WHAT IS BEING ASKED - Reproduce exactly the lines of the material beneath, from the line that contains "Write the TikZ code for this diagram." to the line that contains "(enftext) at (198,155)", both included, and no other lines.

##### SOURCE DATA

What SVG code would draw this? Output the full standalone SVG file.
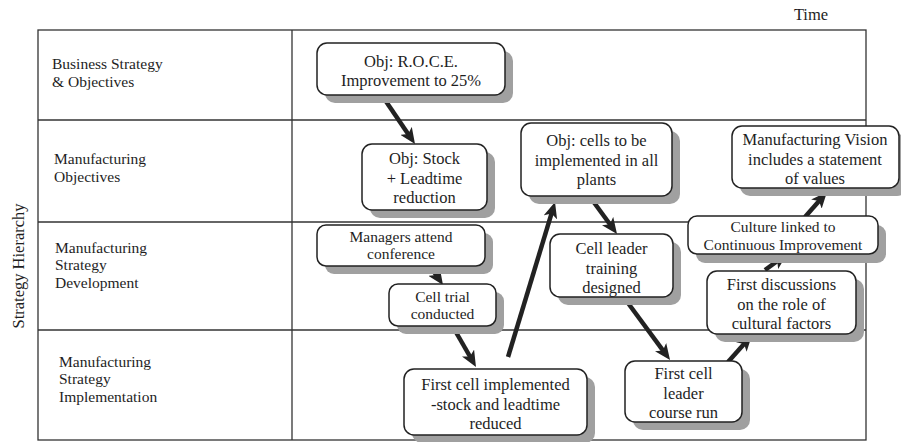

##########
##### SOURCE DATA

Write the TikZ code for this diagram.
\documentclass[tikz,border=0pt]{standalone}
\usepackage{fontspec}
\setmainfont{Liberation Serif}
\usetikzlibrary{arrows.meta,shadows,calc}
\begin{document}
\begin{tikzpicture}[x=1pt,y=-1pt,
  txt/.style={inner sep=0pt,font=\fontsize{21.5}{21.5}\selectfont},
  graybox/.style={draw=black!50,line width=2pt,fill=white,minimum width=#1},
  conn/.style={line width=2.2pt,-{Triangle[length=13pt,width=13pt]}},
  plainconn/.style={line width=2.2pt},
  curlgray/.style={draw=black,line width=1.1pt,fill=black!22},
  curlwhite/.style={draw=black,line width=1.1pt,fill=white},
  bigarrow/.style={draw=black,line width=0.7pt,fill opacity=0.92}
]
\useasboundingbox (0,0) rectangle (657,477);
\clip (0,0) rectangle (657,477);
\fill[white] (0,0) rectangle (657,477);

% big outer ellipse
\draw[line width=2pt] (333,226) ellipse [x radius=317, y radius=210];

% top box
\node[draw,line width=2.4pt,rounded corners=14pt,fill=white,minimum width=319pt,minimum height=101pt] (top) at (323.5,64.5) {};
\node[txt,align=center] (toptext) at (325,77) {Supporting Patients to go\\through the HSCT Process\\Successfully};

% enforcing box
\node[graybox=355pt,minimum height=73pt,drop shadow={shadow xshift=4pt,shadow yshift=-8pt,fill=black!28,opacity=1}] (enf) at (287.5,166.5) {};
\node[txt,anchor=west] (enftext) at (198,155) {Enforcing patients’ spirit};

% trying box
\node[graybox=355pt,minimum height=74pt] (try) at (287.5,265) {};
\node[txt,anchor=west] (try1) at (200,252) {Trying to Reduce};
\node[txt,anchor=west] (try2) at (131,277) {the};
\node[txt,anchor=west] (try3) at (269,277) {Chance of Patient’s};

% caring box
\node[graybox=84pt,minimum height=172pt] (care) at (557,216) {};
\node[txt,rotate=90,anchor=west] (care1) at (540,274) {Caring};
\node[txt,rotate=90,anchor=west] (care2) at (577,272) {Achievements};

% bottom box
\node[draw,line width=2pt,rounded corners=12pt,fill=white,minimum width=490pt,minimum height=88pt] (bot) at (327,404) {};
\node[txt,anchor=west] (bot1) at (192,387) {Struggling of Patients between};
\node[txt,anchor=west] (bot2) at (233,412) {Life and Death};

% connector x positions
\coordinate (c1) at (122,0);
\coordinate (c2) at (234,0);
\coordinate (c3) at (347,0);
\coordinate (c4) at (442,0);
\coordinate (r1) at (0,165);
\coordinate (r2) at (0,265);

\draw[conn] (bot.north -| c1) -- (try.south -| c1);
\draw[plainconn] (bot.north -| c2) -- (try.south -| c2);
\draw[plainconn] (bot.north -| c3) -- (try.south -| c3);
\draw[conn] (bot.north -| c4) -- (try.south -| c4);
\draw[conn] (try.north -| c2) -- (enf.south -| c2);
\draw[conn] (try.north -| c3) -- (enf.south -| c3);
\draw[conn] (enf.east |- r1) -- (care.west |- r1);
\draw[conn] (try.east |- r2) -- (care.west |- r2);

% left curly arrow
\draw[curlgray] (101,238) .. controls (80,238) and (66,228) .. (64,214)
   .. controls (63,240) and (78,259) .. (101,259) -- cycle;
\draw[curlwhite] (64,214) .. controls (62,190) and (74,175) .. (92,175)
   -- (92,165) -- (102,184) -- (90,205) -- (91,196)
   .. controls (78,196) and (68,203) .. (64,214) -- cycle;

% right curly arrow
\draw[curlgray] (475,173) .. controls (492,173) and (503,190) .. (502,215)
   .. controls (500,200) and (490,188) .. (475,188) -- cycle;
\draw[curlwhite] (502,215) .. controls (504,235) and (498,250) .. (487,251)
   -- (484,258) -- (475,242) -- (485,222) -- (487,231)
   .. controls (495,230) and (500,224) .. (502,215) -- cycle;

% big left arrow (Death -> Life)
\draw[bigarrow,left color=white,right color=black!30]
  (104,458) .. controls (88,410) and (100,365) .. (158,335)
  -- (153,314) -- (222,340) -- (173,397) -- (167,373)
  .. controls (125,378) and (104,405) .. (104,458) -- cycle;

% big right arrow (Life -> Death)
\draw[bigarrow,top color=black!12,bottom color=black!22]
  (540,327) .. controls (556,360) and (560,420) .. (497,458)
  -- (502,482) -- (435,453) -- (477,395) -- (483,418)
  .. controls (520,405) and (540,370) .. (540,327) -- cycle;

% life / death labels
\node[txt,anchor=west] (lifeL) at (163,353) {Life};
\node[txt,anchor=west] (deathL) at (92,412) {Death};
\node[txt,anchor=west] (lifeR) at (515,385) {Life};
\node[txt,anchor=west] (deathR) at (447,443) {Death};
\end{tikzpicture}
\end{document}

##########

EXERCISE RESPONSE -
Write the TikZ code for this diagram.
\documentclass[tikz,border=0pt]{standalone}
\usepackage{fontspec}
\setmainfont{Liberation Serif}
\usetikzlibrary{arrows.meta,shadows,calc}
\begin{document}
\begin{tikzpicture}[x=1pt,y=-1pt,
  txt/.style={inner sep=0pt,font=\fontsize{21.5}{21.5}\selectfont},
  graybox/.style={draw=black!50,line width=2pt,fill=white,minimum width=#1},
  conn/.style={line width=2.2pt,-{Triangle[length=13pt,width=13pt]}},
  plainconn/.style={line width=2.2pt},
  curlgray/.style={draw=black,line width=1.1pt,fill=black!22},
  curlwhite/.style={draw=black,line width=1.1pt,fill=white},
  bigarrow/.style={draw=black,line width=0.7pt,fill opacity=0.92}
]
\useasboundingbox (0,0) rectangle (657,477);
\clip (0,0) rectangle (657,477);
\fill[white] (0,0) rectangle (657,477);

% big outer ellipse
\draw[line width=2pt] (333,226) ellipse [x radius=317, y radius=210];

% top box
\node[draw,line width=2.4pt,rounded corners=14pt,fill=white,minimum width=319pt,minimum height=101pt] (top) at (323.5,64.5) {};
\node[txt,align=center] (toptext) at (325,77) {Supporting Patients to go\\through the HSCT Process\\Successfully};

% enforcing box
\node[graybox=355pt,minimum height=73pt,drop shadow={shadow xshift=4pt,shadow yshift=-8pt,fill=black!28,opacity=1}] (enf) at (287.5,166.5) {};
\node[txt,anchor=west] (enftext) at (198,155) {Enforcing patients’ spirit};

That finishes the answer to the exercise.